Même si la majorité de cet argent ne sert, en réalité, qu’à couvrir les besoins de base et les dépenses d’urgence ou sociales des familles proches du seuil de la pauvreté, il représente entre 80 % (Mali) et 750 % (Maroc) de l’aide publique au développement. La précarité économique est souvent la raison d’être de la migration. C’est ainsi que cet argent participe à l’amélioration du pouvoir d’achat des proches, et donc au soutien de l’économie locale, notamment des secteurs de commerce et des services. « Mais à la différence des investissements, elles ne participent pas à l’essor de nouvelles activités économiques », pense Paolo Massimo, expert de l’Union européenne.
Canaliser les fonds
L’importance sociale, économique et financière des transferts de fonds dans les pays récipiendaires est indéniable. La question des transferts de fonds et de la mobilisation de ces ressources fait l’objet de trois types d’approche. L’approche anglo-saxonne qui considère que l’accent doit être mis sur la fluidification de l’offre de services. Pour ce faire, il convient de stimuler la concurrence par une réglementation souple, la diffusion d’informations sur les prestations des opérateurs à la clientèle et la diversification des modes de transferts rapides (par innovations technologiques notamment).

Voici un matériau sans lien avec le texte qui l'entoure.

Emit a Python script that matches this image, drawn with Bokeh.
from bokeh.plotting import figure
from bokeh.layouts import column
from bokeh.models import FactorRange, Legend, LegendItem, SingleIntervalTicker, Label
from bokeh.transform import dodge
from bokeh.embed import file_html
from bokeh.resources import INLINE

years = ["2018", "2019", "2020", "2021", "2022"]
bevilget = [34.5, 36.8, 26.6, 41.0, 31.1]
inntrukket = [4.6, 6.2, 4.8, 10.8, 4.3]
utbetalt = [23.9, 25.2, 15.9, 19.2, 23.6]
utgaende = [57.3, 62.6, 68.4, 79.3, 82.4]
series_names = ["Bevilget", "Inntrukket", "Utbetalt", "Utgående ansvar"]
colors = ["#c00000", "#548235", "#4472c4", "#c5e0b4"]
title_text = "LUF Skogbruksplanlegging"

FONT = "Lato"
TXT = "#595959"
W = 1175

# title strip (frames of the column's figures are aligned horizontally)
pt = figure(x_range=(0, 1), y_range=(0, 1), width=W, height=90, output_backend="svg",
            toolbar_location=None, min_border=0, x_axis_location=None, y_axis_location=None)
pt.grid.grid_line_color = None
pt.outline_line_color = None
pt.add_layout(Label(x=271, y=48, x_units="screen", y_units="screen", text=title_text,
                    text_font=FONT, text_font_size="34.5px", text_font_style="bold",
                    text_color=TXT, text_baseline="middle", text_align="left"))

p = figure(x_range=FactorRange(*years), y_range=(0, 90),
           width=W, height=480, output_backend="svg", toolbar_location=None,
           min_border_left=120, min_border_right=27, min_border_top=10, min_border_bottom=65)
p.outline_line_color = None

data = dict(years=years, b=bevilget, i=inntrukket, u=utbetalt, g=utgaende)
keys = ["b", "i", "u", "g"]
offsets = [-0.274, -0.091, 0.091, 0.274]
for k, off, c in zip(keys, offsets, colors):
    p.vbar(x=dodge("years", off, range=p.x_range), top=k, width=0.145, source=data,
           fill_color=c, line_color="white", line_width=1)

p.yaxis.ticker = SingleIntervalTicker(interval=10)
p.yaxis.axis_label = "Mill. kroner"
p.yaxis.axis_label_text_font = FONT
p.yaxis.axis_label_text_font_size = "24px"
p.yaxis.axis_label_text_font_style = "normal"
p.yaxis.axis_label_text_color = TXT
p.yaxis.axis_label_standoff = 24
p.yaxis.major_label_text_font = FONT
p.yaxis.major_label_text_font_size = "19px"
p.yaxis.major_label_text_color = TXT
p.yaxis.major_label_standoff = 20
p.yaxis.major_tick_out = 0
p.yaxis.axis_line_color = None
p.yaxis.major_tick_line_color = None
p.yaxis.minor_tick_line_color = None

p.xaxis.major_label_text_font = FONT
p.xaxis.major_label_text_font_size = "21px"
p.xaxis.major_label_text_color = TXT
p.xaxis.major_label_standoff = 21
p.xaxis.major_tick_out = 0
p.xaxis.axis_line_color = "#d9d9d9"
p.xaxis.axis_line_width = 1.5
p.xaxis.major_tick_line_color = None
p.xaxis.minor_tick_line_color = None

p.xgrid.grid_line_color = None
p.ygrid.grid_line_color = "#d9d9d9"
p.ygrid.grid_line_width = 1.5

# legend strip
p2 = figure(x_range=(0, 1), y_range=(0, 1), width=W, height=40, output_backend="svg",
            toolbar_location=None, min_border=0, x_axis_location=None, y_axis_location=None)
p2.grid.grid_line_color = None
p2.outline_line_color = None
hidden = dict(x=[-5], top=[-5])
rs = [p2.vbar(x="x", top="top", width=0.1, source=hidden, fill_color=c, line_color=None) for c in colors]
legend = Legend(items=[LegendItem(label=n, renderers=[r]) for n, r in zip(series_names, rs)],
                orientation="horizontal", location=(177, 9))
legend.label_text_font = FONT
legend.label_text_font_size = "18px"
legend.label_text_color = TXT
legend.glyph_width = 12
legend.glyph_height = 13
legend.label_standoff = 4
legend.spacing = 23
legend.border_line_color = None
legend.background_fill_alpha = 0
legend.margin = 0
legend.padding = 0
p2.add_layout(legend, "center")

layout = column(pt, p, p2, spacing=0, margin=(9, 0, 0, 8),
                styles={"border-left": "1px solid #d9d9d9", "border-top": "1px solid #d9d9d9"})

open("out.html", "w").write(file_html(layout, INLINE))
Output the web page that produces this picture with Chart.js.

L’approche hispanique prévalant dans les pays d’Amérique latine et adoptée par le Maroc privilégie une stratégie de bancarisation des migrants afin de capter les ressources consacrées à l’épargne. Les migrants se voient proposer une vaste gamme de produits bancaires spécifiques à leurs besoins et les transferts deviennent alors un produit d’appel à coût très bas. Cette approche gagne du terrain avec les rapprochements en cours entre les banques marocaines et leurs consœurs d’autres pays africains. L’approche francophone tente davantage de canaliser les ressources des migrants vers des investissements collectifs dans les infrastructures de santé et d’éducation ou dans des projets productifs entrant dans le cadre de programmes de co-développement.
La BAD recommande une démarche intégrée de manière à réduire les coûts et d’accroître la sécurité des transferts et contribuer en même temps à implanter le secteur bancaire en Afrique.